The SEC’s climate disclosure rules were met with immediate legal challenges from U.S. states, energy companies, pro-business organizations, and environmental groups. On the procedural side, nine petitions for judicial review of the rules were filed by varying interests within the first ten days of the rules’ adoption. In response, the SEC asked the Judicial Panel on Multidistrict Litigation to consolidate the disparate petitions for review into one, which will then be litigated in a randomly selected circuit. The Panel granted the SEC’s request two days later and assigned the consolidated suits to the Eighth Circuit. The Fifth Circuit had previously granted an administrative stay of the rules on March 15th, 2024, with respect to one of the original nine cases but dissolved the stay following the Panel’s consolidation order. In any case, the SEC subsequently issued a voluntary stay on the rules to avoid creating regulatory uncertainty for companies to which they would have applied while the judicial review is pending. The SEC made it clear in its stay order that it was committed to defending the rules’ validity in court.

U.S. states, pro-business organizations, and energy companies leveraged varying combinations of a few legal arguments in their petitions against the rules. First, opponents argued that the rules extend beyond the SEC’s rulemaking authority under Section 13(a) of the Securities Exchange Act of 1934, which provides that the SEC may only require public reporting that is “necessary or appropriate for the proper protection of investors and to ensure fair dealing in the security.” Opponents contended that the climate disclosures do not address securities fraud under the scope of Section 10(b) of the 1934 Act, so the SEC is not authorized to require them. Second, opponents argued under the major questions doctrine that explicit congressional direction is necessary for the SEC to impose climate disclosure requirements because they are outside the agency’s current congressional mandate. Third, opponents argued that the rules violate corporations’ First Amendment rights that protect against compelled speech. Under the compelled speech doctrine for corporations, governments can require “purely factual and uncontroversial information” from companies if the disclosures are not “unjustified or unduly burdensome” and serve a government interest. Finally, opponents argued under the Administrative Procedure Act that the rules are arbitrary and capricious given that the SEC maintained for many years that climate disclosures were outside the scope of its authority.

Environmental groups and climate advocates, on the other hand, opposed the rules on the grounds that they did not require enough information from SEC registrants to protect investors. Two major opponents were the Sierra Club and foundation, which took issue with the SEC’s elimination of certain provisions from its originally proposed rules in March 2022. For example, the SEC scrapped requirements for registrants to disclose Scope 3 greenhouse gas emissions, which are the result of activities from assets not owned by the registrant but those that arise from its value chain.
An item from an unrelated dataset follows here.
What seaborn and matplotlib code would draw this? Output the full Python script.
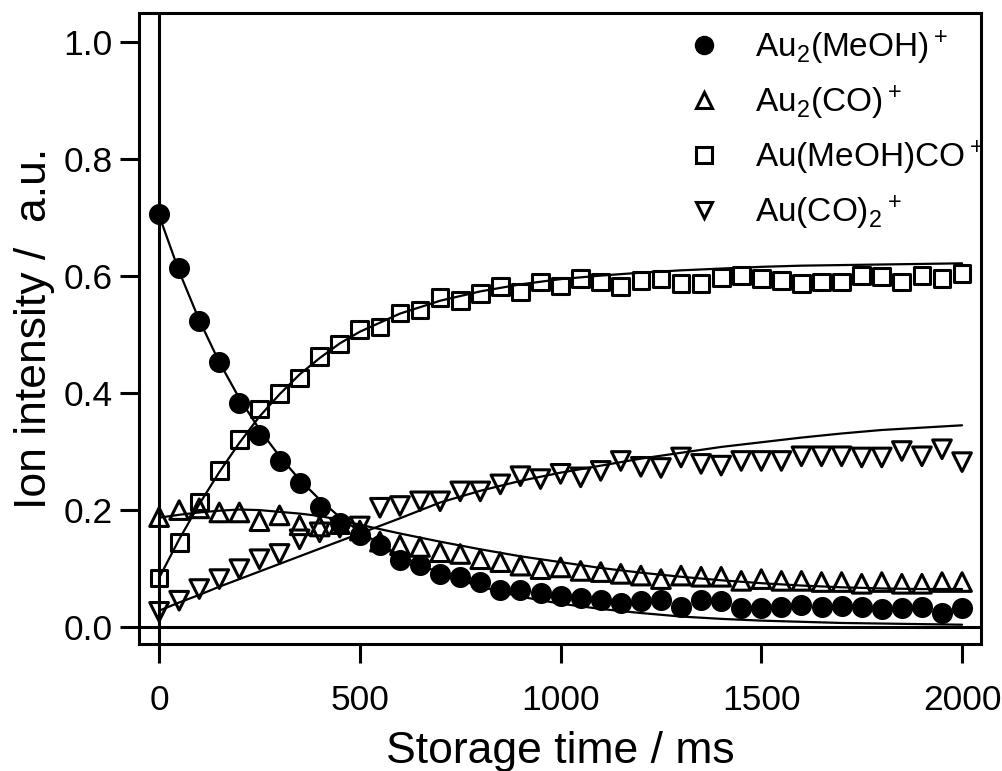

More broadly, the Sierra Club claimed the rules allow “companies to selectively report their emissions,” as the SEC explicitly linked climate-related disclosures to their materiality in affecting registrants’ financials — as opposed to mandating the disclosures outright. 

The SEC’s new climate disclosure requirements have proven polarizing, drawing criticism and legal challenges arguing both that they are too extreme and not encompassing enough. While the stay on the rules remains in place as litigation pends in the Eighth Circuit, companies to which the rules would have applied have momentary respite from their mandates. Still, given that similar disclosure requirements have been enacted on the state level and in the European Union, it appears that whether or not the SEC’s current rules withstand their present legal challenges, a new era of climate-based disclosures is dawning on the horizon.